Everything from the line with "Convert this chart" down to the line with "padding=13, fontsize=16.5, color=text_color)" below must be printed exactly, those two lines included. Exclude pictures.
/---
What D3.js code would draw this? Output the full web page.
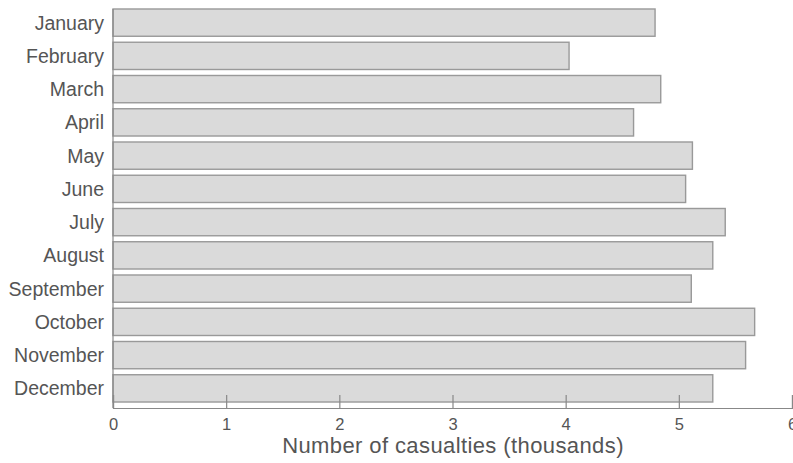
<!DOCTYPE html>
<html lang="en">
<head>
    <meta charset="UTF-8">
    <title>Casualties by month</title>
    <script src="https://d3js.org/d3.v7.min.js"></script>
    <style>
        body { margin: 0; background: white; }
        svg { display: block; }
        text { font-family: "Liberation Sans", Arial, sans-serif; fill: #555; }
    </style>
</head>
<body>
    <svg id="chart"></svg>
    <script>
        const width = 793, height = 463;

        // data (thousands)
        const months = ["January", "February", "March", "April", "May", "June",
                        "July", "August", "September", "October", "November", "December"];
        const casualties = [4.79, 4.03, 4.84, 4.60, 5.12, 5.06, 5.41, 5.30, 5.11, 5.67, 5.59, 5.30];
        const xTicks = [0, 1, 2, 3, 4, 5, 6];

        const margin = { left: 113, right: 1, top: 6, axisY: 408 };

        const svg = d3.select("#chart")
            .attr("width", width)
            .attr("height", height);

        const x = d3.scaleLinear()
            .domain([0, 6])
            .range([margin.left, width - margin.right]);

        const y = d3.scaleBand()
            .domain(months)
            .range([margin.top, 405])
            .paddingInner(0.18)
            .paddingOuter(0.09);

        // bars
        svg.append("g")
            .selectAll("rect")
            .data(months)
            .join("rect")
            .attr("x", x(0))
            .attr("y", d => y(d))
            .attr("width", (d, i) => x(casualties[i]) - x(0))
            .attr("height", y.bandwidth())
            .attr("fill", "#dadada")
            .attr("stroke", "#999")
            .attr("stroke-width", 1.4);

        // month labels
        svg.append("g")
            .selectAll("text")
            .data(months)
            .join("text")
            .attr("x", 104)
            .attr("y", d => y(d) + y.bandwidth() / 2)
            .attr("dy", "0.36em")
            .attr("text-anchor", "end")
            .attr("font-size", 19.5)
            .text(d => d);

        // x axis: ticks point up into the plot
        const xAxis = d3.axisBottom(x)
            .tickValues(xTicks)
            .tickFormat(d3.format("d"))
            .tickSize(-13)
            .tickPadding(0);

        const gx = svg.append("g")
            .attr("transform", `translate(0,${margin.axisY})`)
            .call(xAxis);

        gx.select(".domain").attr("stroke", "#888").attr("stroke-width", 1.2);
        gx.selectAll(".tick line").attr("stroke", "#888").attr("stroke-width", 1.2);
        gx.selectAll(".tick text")
            .attr("y", 10)
            .attr("dy", "0.71em")
            .attr("font-size", 16.5)
            .attr("fill", "#555")
            .attr("font-family", "Liberation Sans, Arial, sans-serif");

        // left vertical axis line
        svg.append("line")
            .attr("x1", x(0)).attr("x2", x(0))
            .attr("y1", y(months[0]))
            .attr("y2", margin.axisY)
            .attr("stroke", "#888")
            .attr("stroke-width", 1.2);

        // axis title
        svg.append("text")
            .attr("x", 453)
            .attr("y", 453)
            .attr("text-anchor", "middle")
            .attr("font-size", 22)
            .attr("letter-spacing", 0.4)
            .text("Number of casualties (thousands)");
    </script>
</body>
</html>
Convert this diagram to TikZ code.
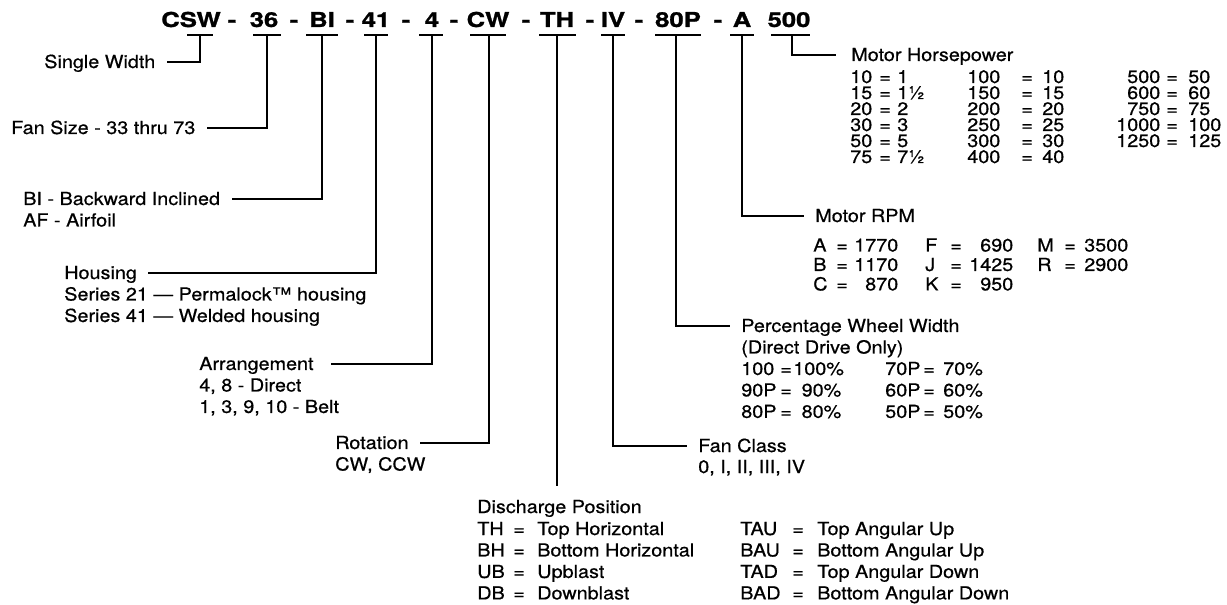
\documentclass[tikz,border=0pt]{standalone}
\usepackage{fontspec}
\usepackage{array}
\setmainfont{TeX Gyre Heros}[FakeStretch=1.1,RawFeature={embolden=0.6}]
\newfontfamily\titlefont{TeX Gyre Heros}[FakeStretch=1.25,RawFeature={embolden=1.2}]
\usetikzlibrary{calc,positioning}
\newlength\pxu
\setlength\pxu{0.75pt}
\newcolumntype{L}[1]{>{\raggedright\arraybackslash}p{#1\pxu}}
\newcolumntype{R}[1]{>{\raggedleft\arraybackslash}p{#1\pxu}}
\newcommand\txtlines[1]{\begin{tabular}[t]{@{}l@{}}#1\end{tabular}}
\tikzset{
    conn/.style={
        line width=1.5pt,
        shorten >=8.5pt
    },
    uline/.style={
        line width=1.5pt
    },
    % code letters on top
    code/.style={
        inner sep=0pt,
        anchor=base,
        font=\titlefont\bfseries\fontsize{15.4pt}{18pt}\selectfont
    },
    head/.style={
        inner sep=0pt,
        anchor=base west,
        text height=9.7pt,
        text depth=0pt,
        font=\fontsize{13.5pt}{16.1pt}\selectfont
    },
    body/.style={
        inner sep=0pt,
        anchor=base west,
        font=\fontsize{13.5pt}{16.1pt}\selectfont
    }
}

\begin{document}
\begin{tikzpicture}[x=0.75pt,y=-0.75pt]
    \useasboundingbox (0,0) rectangle (1227,605);

    % model code
    \node[code] (cCSW) at (191,27) {CSW};
    \node[code] (c36)  at (264,27) {36};
    \node[code] (cBI)  at (322,27) {BI};
    \node[code] (c41)  at (376,27) {41};
    \node[code] (c4)   at (432,27) {4};
    \node[code] (cCW)  at (488,27) {CW};
    \node[code] (cTH)  at (557,27) {TH};
    \node[code] (cIV)  at (613,27) {IV};
    \node[code] (c80P) at (678,27) {80P};
    \node[code] (cA)   at (742,27) {A};
    \node[code] (c500) at (789,27) {500};
    \foreach \x [count=\i] in {232,294,350,406,454,526,590,639,718}
        \node[code] (dash\i) at (\x,27) {-};

    % underlines
    \foreach \l/\r in {187/213,253/281,306/338,364/388,419/443,470/506,539/576,601/625,655/701,730/754,771/810}
        \draw[uline] (\l,35) -- (\r,35);

    \path
     (200,35) coordinate (sCSW)
     (267,35) coordinate (s36)
     (322,35) coordinate (sBI)
     (376,35) coordinate (s41)
     (432,35) coordinate (s4)
     (489,35) coordinate (sCW)
     (557,35) coordinate (sTH)
     (613,35) coordinate (sIV)
     (676,35) coordinate (s80P)
     (742,35) coordinate (sA)
     (792,35) coordinate (s500)
     ;

    % left side labels
    \node[head] (single) at (44,68) {Single Width};
    \node[head] (fansize) at (11,134) {Fan Size - 33 thru 73};
    \node[head] (impeller) at (23,205) {BI - Backward Inclined};
    \node[body] (impellerlist) at (23,226.5) {AF - Airfoil};
    \node[head] (housing) at (64,279) {Housing};
    \node[body] (housinglist) at (64,300.5) {\txtlines{Series 21 — Permalock™ housing\\Series 41 — Welded housing}};
    \node[head] (arrangement) at (199,370) {Arrangement};
    \node[body] (arrangementlist) at (199,391.5) {\txtlines{4, 8 - Direct\\1, 3, 9, 10 - Belt}};
    \node[head] (rotation) at (335,449) {Rotation};
    \node[body] (rotationlist) at (335,470.5) {CW, CCW};

    % discharge
    \node[head] (discharge) at (477,513) {Discharge Position};
    \node[body] (dischargelist) at (477,535)
      {\begin{tabular}[t]{@{}L{36}@{}L{24}@{}L{203}@{}L{52}@{}L{25}@{}l@{}}
        TH & = & Top Horizontal & TAU & = & Top Angular Up\\
        BH & = & Bottom Horizontal & BAU & = & Bottom Angular Up\\
        UB & = & Upblast & TAD & = & Top Angular Down\\
        DB & = & Downblast & BAD & = & Bottom Angular Down
       \end{tabular}};

    % right side labels
    \node[head] (fanclass) at (698,452) {Fan Class};
    \node[body] (fanclasslist) at (698,473) {0, I, II, III, IV};
    \node[head] (wheel) at (741,332) {Percentage Wheel Width};
    \node[body] (wheellist) at (741,353.5)
      {\begin{tabular}[t]{@{}L{39}@{}L{13}@{}R{48}@{\hspace{44\pxu}}L{38}@{}L{20}@{}l@{}}
        \multicolumn{6}{@{}l@{}}{(Direct Drive Only)}\\
        100 & = & 100\% & 70P & = & 70\%\\
        90P & = & 90\% & 60P & = & 60\%\\
        80P & = & 80\% & 50P & = & 50\%
       \end{tabular}};
    \node[head] (rpm) at (815,222) {Motor RPM};
    \node[body,font=\fontsize{13.5pt}{14.6pt}\selectfont] (rpmlist) at (813,251.5)
      {\begin{tabular}[t]{@{}L{23}@{}L{14}@{}R{48}@{\hspace{27\pxu}}L{25}@{}L{14}@{}R{49}@{\hspace{24\pxu}}L{27}@{}L{20}@{}l@{}}
        A & = & 1770 & F & = & 690 & M & = & 3500\\
        B & = & 1170 & J & = & 1425 & R & = & 2900\\
        C & = & 870 & K & = & 950 & & &
       \end{tabular}};
    \node[head] (hp) at (851,61) {Motor Horsepower};
    \node[body,font=\fontsize{13.5pt}{6pt}\selectfont\setlength\extrarowheight{6pt}] (hplist) at (850,83)
      {\begin{tabular}[t]{@{}L{29}@{}L{18}@{}L{70}@{}L{54}@{}L{21}@{}L{64}@{}R{54}@{\hspace{6\pxu}}L{22}@{}l@{}}
        10 & = & 1 & 100 & = & 10 & 500 & = & 50\\
        15 & = & 1½ & 150 & = & 15 & 600 & = & 60\\
        20 & = & 2 & 200 & = & 20 & 750 & = & 75\\
        30 & = & 3 & 250 & = & 25 & 1000 & = & 100\\
        50 & = & 5 & 300 & = & 30 & 1250 & = & 125\\
        75 & = & 7½ & 400 & = & 40 & & &
       \end{tabular}};

    % connectors
    \draw[conn] (sCSW) |- (single.east);
    \draw[conn] (s36) |- (fansize.east);
    \draw[conn] (sBI) |- (impeller.east);
    \draw[conn] (s41) |- (housing.east);
    \draw[conn,shorten >=12.5pt] (s4) |- (arrangement.east);
    \draw[conn] (sCW) |- (rotation.east);
    \draw[conn,shorten >=10.5pt] (sTH) -- (sTH |- discharge.north);
    \draw[conn] (sIV) |- (fanclass.west);
    \draw[conn] (s80P) |- (wheel.west);
    \draw[conn] (sA) |- (rpm.west);
    \draw[conn,shorten >=11pt] (s500) |- (hp.west);
\end{tikzpicture}
\end{document}
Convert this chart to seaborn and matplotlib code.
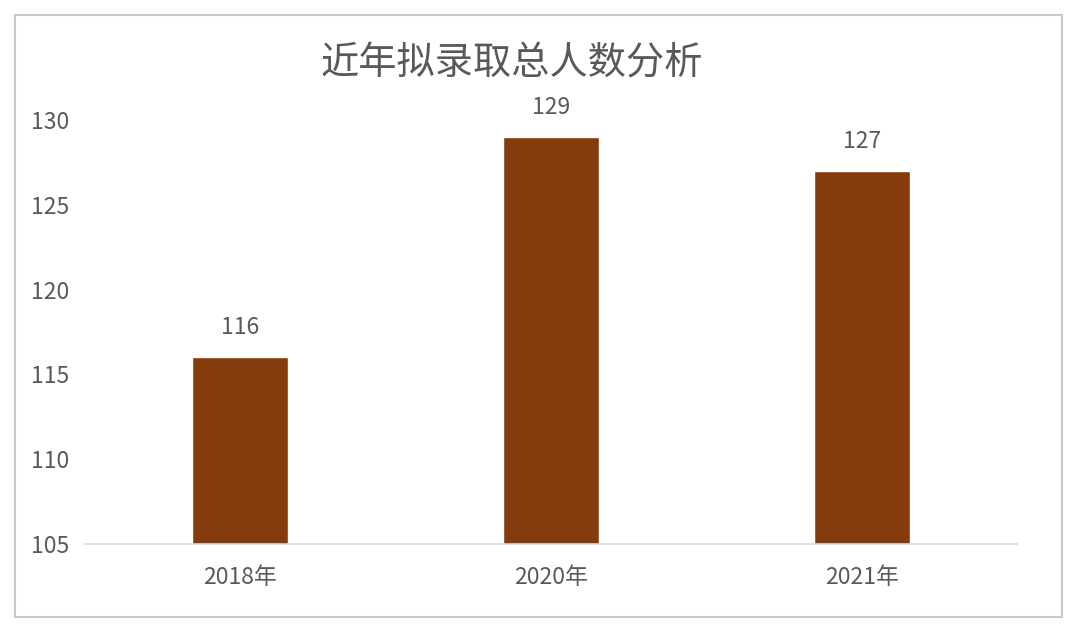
import matplotlib
matplotlib.use("Agg")
import matplotlib.pyplot as plt
import pandas as pd
import seaborn as sns
from matplotlib.patches import Rectangle

years = ["2018年", "2020年", "2021年"]
admitted = [116, 129, 127]
y_ticks = [105, 110, 115, 120, 125, 130]
title = "近年拟录取总人数分析"

bar_color = "#843C0C"
text_color = "#595959"

sns.set_theme(style="white")
plt.rcParams["font.family"] = ["Noto Sans CJK SC", "DejaVu Sans"]

df = pd.DataFrame({"year": years, "count": admitted})

fig = plt.figure(figsize=(10.8, 6.32), dpi=100)
ax = fig.add_axes([0.0787, 0.1392, 0.863, 0.671])

sns.barplot(df, x="year", y="count", color=bar_color, saturation=1, width=0.31, ax=ax)
ax.bar_label(ax.containers[0], padding=13, fontsize=16.5, color=text_color)

ax.set_ylim(105, 130)
ax.set_yticks(y_ticks)
ax.set_xlim(-0.5, 2.5)
ax.set_xlabel("")
ax.set_ylabel("")
ax.tick_params(axis="y", labelsize=16.5, colors=text_color, length=0, pad=11)
ax.tick_params(axis="x", labelsize=16.5, colors=text_color, length=0, pad=16)

sns.despine(ax=ax, left=True, top=True, right=True)
ax.spines["bottom"].set_color("#d9d9d9")
ax.spines["bottom"].set_linewidth(1.2)

fig.text(0.474, 0.899, title, ha="center", va="center", fontsize=27.5, color=text_color)

# outer chart frame
fig.patches.append(Rectangle((15 / 1080, 15 / 632), 1047 / 1080, 602 / 632,
                             transform=fig.transFigure, fill=False,
                             edgecolor="#c9c9d6", linewidth=1.5))

plt.savefig("out.png", dpi=100)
\---
Final answer:
Convert this chart to seaborn and matplotlib code.
import matplotlib
matplotlib.use("Agg")
import matplotlib.pyplot as plt
import pandas as pd
import seaborn as sns
from matplotlib.patches import Rectangle

years = ["2018年", "2020年", "2021年"]
admitted = [116, 129, 127]
y_ticks = [105, 110, 115, 120, 125, 130]
title = "近年拟录取总人数分析"

bar_color = "#843C0C"
text_color = "#595959"

sns.set_theme(style="white")
plt.rcParams["font.family"] = ["Noto Sans CJK SC", "DejaVu Sans"]

df = pd.DataFrame({"year": years, "count": admitted})

fig = plt.figure(figsize=(10.8, 6.32), dpi=100)
ax = fig.add_axes([0.0787, 0.1392, 0.863, 0.671])

sns.barplot(df, x="year", y="count", color=bar_color, saturation=1, width=0.31, ax=ax)
ax.bar_label(ax.containers[0], padding=13, fontsize=16.5, color=text_color)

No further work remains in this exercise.